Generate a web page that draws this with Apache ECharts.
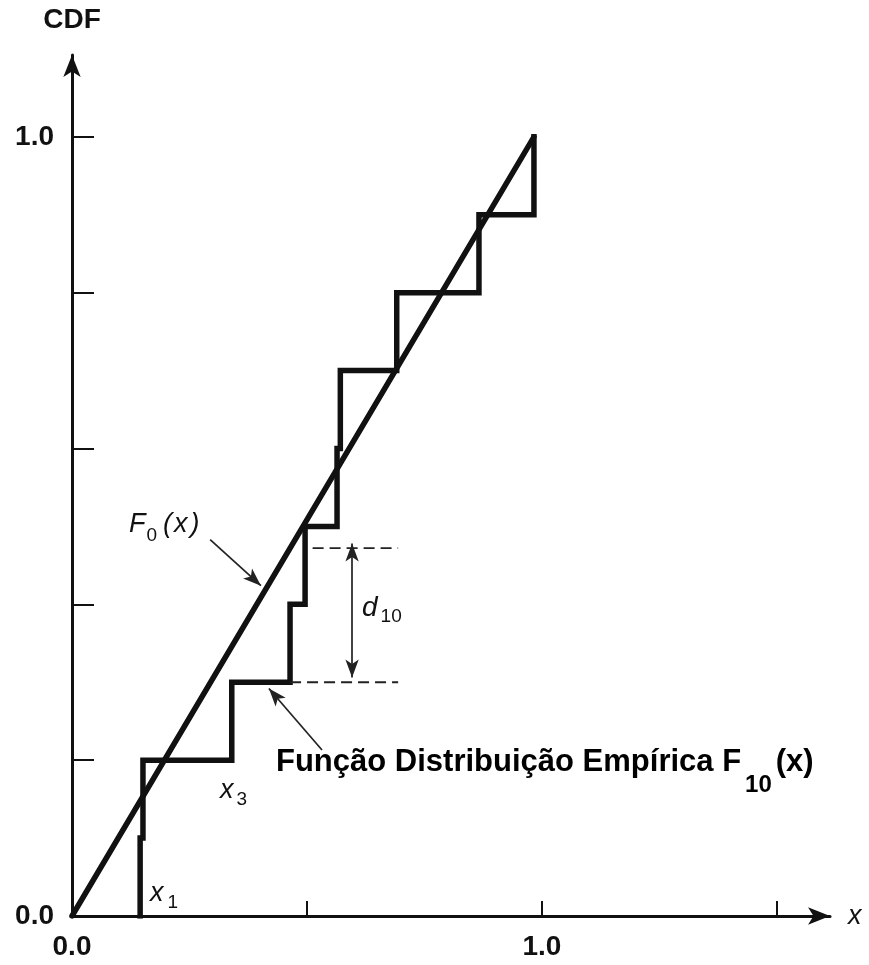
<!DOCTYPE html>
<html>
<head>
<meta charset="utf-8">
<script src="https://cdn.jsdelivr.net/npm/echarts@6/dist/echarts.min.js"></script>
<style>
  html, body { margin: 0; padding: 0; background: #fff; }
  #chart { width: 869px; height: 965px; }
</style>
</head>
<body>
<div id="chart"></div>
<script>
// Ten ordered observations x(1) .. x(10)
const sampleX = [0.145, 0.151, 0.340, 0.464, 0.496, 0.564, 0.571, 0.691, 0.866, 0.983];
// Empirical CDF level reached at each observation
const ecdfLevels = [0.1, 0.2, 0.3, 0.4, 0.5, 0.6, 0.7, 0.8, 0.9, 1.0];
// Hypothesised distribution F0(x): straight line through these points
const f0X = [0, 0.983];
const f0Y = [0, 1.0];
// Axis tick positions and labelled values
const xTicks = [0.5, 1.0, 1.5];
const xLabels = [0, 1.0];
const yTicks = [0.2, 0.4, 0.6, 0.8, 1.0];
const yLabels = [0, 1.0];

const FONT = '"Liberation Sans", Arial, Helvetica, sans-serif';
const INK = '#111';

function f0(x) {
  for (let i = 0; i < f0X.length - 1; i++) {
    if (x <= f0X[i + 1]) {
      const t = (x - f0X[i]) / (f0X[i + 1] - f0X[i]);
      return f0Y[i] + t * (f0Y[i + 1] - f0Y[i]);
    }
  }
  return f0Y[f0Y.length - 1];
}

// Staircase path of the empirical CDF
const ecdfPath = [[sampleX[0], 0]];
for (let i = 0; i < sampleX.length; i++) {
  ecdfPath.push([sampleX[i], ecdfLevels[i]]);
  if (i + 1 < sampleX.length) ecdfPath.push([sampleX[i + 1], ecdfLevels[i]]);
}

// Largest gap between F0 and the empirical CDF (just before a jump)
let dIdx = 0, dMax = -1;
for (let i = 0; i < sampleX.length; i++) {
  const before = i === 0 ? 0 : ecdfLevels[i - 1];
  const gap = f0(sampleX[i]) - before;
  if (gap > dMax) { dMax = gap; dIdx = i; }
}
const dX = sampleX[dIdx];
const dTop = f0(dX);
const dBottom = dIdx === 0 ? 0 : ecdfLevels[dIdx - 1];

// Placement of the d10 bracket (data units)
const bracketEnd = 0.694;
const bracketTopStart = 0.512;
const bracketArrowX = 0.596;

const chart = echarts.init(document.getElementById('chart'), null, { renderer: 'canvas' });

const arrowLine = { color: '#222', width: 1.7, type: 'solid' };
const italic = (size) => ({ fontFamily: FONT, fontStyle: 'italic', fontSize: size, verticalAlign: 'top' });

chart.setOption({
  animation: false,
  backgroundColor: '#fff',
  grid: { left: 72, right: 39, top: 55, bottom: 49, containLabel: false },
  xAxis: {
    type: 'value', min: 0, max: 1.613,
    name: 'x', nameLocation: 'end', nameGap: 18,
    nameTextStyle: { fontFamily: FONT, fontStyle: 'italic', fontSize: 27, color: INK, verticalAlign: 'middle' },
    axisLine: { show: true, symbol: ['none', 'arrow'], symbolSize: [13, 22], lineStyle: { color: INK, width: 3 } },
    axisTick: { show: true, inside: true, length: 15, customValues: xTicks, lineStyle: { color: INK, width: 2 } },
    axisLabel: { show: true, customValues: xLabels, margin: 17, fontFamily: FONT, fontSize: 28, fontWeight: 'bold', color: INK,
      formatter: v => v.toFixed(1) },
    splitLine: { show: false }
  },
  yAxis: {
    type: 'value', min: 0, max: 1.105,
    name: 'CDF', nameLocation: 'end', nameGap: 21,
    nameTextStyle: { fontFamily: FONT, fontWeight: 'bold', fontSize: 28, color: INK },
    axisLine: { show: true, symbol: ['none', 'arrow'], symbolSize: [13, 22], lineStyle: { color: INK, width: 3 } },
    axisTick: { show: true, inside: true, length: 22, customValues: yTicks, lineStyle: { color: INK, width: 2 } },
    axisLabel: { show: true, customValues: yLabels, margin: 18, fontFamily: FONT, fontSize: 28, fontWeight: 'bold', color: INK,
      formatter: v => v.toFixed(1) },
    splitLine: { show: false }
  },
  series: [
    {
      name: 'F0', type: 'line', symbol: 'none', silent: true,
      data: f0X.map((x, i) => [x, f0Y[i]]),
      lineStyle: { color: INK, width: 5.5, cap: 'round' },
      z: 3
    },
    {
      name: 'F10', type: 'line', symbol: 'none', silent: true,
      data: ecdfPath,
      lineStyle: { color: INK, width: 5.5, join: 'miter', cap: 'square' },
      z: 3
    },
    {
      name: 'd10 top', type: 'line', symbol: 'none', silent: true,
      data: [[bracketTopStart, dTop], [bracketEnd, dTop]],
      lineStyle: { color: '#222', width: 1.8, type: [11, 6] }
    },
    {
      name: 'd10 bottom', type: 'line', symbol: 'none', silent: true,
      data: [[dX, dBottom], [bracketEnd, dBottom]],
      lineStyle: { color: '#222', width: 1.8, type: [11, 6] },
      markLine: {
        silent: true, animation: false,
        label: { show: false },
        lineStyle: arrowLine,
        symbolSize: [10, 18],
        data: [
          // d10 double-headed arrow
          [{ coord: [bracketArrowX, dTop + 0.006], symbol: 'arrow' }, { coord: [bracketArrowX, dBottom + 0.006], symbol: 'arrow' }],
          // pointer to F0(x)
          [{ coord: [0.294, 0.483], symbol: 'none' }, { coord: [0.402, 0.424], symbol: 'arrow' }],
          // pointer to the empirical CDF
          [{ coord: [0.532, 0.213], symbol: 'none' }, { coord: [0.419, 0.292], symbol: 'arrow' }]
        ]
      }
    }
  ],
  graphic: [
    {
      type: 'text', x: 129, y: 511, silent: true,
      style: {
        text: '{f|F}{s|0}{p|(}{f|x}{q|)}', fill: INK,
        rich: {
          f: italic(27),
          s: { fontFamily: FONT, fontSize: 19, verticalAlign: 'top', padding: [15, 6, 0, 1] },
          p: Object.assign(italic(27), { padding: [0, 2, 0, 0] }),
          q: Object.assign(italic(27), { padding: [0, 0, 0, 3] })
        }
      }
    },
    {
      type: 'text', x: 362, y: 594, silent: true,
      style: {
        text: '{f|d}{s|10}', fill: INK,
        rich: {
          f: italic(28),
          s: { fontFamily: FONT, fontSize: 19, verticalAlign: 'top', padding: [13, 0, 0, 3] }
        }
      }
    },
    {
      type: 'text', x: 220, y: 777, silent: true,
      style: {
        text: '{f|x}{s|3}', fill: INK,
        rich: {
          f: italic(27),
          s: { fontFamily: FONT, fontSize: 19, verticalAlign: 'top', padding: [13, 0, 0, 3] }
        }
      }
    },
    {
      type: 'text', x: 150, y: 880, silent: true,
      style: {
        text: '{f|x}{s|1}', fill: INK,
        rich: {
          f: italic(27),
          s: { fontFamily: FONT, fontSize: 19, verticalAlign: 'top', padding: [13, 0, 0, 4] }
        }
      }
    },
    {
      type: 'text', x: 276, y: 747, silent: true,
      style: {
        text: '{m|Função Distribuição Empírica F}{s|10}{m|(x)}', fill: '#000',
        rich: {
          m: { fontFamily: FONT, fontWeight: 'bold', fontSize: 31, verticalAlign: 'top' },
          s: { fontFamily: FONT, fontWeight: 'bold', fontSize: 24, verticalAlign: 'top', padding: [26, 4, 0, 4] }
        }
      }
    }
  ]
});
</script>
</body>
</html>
+ + + +
**Your objective**
Exactly restate the lines from the beginning of the data through the line with "const INK = '#111';", and no others, keeping pictures out.

**Complete answer**
Generate a web page that draws this with Apache ECharts.
<!DOCTYPE html>
<html>
<head>
<meta charset="utf-8">
<script src="https://cdn.jsdelivr.net/npm/echarts@6/dist/echarts.min.js"></script>
<style>
  html, body { margin: 0; padding: 0; background: #fff; }
  #chart { width: 869px; height: 965px; }
</style>
</head>
<body>
<div id="chart"></div>
<script>
// Ten ordered observations x(1) .. x(10)
const sampleX = [0.145, 0.151, 0.340, 0.464, 0.496, 0.564, 0.571, 0.691, 0.866, 0.983];
// Empirical CDF level reached at each observation
const ecdfLevels = [0.1, 0.2, 0.3, 0.4, 0.5, 0.6, 0.7, 0.8, 0.9, 1.0];
// Hypothesised distribution F0(x): straight line through these points
const f0X = [0, 0.983];
const f0Y = [0, 1.0];
// Axis tick positions and labelled values
const xTicks = [0.5, 1.0, 1.5];
const xLabels = [0, 1.0];
const yTicks = [0.2, 0.4, 0.6, 0.8, 1.0];
const yLabels = [0, 1.0];

const FONT = '"Liberation Sans", Arial, Helvetica, sans-serif';
const INK = '#111';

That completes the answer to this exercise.